■ Work to do
Report the number of lines that include "this", with no additional text.

■ Records to use

----------------

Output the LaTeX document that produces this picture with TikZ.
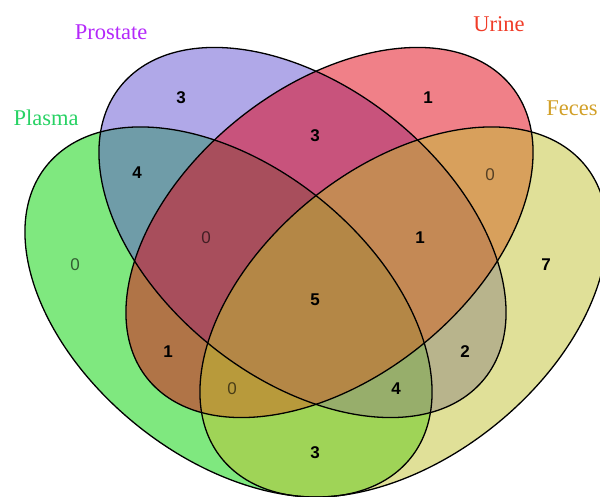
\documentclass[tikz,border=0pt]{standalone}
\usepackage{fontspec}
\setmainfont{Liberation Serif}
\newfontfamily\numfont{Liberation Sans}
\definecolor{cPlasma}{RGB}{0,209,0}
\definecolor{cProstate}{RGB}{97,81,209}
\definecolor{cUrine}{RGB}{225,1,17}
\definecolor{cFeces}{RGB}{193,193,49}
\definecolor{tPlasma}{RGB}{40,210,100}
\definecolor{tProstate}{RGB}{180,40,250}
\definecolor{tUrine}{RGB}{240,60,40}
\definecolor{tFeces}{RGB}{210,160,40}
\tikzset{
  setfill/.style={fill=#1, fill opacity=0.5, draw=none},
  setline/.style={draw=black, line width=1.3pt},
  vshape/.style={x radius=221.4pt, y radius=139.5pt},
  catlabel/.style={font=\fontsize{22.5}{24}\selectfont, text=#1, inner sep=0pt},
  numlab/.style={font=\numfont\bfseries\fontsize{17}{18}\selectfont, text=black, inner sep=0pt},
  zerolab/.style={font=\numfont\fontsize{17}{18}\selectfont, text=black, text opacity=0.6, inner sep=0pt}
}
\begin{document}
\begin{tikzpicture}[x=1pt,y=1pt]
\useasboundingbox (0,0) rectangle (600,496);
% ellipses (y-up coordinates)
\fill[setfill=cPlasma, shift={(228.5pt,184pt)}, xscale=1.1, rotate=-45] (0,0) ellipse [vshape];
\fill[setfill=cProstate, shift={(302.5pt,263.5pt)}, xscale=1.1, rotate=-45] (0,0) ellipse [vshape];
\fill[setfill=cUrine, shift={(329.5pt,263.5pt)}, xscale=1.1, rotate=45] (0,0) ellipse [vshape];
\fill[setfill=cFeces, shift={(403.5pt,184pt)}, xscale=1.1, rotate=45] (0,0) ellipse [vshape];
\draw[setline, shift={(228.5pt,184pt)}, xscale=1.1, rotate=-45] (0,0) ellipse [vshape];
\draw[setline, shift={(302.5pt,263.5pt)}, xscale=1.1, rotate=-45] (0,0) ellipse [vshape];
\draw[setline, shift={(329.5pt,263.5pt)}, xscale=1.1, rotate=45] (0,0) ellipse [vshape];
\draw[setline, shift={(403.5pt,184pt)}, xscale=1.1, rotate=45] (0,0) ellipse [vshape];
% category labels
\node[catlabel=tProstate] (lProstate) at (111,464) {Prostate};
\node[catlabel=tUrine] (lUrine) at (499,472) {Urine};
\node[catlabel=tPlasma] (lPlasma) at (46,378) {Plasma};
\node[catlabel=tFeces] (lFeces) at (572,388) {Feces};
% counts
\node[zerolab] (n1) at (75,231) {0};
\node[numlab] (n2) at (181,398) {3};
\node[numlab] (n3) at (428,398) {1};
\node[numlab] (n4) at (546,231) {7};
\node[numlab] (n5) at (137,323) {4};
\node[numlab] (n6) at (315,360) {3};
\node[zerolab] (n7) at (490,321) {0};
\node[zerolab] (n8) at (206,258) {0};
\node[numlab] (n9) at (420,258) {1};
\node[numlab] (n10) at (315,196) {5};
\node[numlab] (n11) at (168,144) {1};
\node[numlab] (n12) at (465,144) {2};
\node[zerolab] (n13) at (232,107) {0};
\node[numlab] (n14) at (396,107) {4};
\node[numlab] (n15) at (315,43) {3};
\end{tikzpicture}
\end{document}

----------------

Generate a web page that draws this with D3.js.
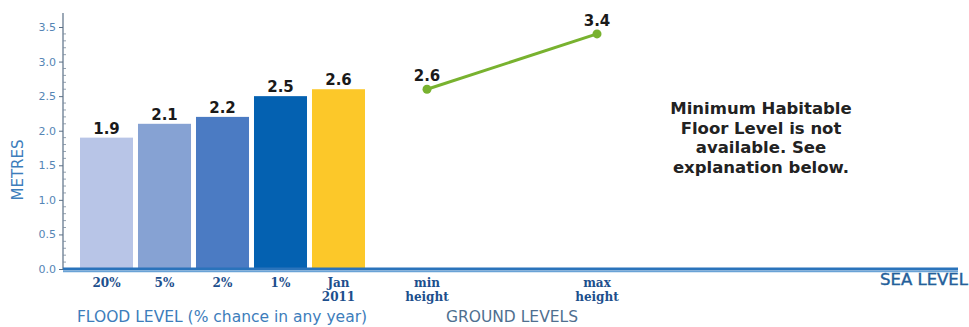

----------------

■ Final answer
2